Filter the records below for the word "this". Copy each line that holds it.

▸ Given records
** BEGIN **

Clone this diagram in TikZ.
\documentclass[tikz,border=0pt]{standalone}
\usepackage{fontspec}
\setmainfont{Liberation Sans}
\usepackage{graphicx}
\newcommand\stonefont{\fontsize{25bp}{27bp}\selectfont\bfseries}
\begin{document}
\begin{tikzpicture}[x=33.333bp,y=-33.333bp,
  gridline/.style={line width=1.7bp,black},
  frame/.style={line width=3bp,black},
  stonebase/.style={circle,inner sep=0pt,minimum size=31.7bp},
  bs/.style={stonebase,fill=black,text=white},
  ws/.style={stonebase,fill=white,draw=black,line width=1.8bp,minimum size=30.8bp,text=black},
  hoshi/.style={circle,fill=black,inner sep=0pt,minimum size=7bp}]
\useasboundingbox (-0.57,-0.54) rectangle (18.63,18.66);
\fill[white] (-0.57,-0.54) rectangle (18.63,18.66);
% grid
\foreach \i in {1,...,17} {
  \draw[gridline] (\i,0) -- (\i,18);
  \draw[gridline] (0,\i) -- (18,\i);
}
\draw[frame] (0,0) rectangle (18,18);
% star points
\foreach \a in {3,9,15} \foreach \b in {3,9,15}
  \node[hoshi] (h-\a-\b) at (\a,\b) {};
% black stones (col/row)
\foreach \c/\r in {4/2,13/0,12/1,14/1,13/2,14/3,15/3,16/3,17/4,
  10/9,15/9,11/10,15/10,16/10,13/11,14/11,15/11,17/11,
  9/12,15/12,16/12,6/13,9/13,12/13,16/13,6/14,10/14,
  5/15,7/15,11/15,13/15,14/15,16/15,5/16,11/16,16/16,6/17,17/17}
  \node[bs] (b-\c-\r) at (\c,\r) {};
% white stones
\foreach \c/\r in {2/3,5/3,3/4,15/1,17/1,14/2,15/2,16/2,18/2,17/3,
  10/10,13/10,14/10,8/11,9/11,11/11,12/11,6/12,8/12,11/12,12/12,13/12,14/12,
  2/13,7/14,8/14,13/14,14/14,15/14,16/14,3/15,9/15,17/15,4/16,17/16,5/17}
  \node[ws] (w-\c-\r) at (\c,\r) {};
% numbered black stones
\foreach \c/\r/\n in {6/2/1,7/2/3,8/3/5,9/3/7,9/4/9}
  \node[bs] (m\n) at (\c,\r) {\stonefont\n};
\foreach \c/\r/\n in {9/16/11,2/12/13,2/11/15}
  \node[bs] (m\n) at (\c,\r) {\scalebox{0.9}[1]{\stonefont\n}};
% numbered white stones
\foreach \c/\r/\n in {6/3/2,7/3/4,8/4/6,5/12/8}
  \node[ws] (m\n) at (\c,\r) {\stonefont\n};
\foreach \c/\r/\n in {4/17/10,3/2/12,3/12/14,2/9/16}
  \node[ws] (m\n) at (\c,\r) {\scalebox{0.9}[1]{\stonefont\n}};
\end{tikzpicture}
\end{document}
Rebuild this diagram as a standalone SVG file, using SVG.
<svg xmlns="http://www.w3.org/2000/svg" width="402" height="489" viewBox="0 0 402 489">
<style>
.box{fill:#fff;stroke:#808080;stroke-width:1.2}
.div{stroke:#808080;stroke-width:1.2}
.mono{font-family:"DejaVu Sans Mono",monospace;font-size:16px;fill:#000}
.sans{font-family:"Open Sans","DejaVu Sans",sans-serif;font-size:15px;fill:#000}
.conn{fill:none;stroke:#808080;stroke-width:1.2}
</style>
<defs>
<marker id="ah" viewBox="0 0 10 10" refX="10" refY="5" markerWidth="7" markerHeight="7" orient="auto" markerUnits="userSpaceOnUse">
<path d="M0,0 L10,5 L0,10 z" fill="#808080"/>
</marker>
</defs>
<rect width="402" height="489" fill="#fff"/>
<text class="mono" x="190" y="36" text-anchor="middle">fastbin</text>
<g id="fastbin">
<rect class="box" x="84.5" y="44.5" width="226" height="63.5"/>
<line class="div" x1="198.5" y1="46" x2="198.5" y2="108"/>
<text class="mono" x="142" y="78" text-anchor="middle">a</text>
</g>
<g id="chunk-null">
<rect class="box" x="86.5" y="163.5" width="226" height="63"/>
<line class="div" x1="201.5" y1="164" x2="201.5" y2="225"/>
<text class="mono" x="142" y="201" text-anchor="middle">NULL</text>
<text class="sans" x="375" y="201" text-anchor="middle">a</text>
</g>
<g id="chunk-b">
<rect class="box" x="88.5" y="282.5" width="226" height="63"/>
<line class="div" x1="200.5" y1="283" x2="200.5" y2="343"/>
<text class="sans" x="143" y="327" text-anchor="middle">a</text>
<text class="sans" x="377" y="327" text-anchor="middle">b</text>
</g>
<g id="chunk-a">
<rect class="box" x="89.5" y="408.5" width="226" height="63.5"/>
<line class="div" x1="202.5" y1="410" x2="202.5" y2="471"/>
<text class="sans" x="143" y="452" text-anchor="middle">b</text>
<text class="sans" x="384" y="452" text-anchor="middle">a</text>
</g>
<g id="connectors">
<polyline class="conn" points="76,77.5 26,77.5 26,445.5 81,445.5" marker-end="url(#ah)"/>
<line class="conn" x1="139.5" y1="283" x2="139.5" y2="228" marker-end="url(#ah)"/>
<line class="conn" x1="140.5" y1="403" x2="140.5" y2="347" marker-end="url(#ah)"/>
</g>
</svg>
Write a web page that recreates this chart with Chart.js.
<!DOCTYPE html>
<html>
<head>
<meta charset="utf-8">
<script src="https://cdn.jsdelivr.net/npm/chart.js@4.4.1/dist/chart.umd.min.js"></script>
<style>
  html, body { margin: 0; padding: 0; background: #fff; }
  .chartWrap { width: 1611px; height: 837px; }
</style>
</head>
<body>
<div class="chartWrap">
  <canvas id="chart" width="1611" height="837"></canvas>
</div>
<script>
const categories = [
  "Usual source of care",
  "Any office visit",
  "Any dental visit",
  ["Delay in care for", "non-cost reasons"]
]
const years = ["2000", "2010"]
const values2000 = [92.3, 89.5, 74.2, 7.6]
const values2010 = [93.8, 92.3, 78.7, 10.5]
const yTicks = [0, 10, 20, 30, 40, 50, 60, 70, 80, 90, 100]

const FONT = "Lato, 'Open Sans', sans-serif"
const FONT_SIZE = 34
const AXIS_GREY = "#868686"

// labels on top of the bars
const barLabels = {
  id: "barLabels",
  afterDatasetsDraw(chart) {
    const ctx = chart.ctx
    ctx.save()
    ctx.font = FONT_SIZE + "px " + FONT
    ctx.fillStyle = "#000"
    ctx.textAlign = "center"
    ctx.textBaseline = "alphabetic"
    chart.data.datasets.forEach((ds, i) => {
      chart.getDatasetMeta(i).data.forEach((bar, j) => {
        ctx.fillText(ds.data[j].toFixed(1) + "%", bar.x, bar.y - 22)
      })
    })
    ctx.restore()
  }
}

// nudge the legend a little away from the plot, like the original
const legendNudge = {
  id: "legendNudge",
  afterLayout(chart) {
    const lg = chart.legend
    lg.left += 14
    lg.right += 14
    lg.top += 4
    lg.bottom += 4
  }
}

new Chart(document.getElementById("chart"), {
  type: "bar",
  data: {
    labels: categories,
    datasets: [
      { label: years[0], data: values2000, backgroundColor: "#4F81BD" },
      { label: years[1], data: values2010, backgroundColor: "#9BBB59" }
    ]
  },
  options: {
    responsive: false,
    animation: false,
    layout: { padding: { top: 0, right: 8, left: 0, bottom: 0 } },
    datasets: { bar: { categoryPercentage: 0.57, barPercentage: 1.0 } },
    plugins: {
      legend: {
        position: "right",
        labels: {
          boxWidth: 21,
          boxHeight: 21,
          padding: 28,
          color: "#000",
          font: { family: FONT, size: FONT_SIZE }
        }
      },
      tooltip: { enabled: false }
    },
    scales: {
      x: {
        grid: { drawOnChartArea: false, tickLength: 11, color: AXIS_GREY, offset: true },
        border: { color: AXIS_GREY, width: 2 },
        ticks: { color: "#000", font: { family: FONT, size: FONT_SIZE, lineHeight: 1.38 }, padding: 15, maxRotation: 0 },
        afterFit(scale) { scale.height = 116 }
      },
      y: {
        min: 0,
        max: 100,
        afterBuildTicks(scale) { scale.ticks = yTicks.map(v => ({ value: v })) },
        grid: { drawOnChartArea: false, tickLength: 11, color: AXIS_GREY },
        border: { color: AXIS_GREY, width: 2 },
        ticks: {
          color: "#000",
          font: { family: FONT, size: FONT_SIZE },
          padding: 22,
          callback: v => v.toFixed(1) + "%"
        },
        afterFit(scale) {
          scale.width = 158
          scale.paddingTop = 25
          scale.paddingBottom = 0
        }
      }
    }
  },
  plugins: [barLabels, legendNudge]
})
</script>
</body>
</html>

** END **

▸ Completed task
Clone this diagram in TikZ.
Rebuild this diagram as a standalone SVG file, using SVG.
Write a web page that recreates this chart with Chart.js.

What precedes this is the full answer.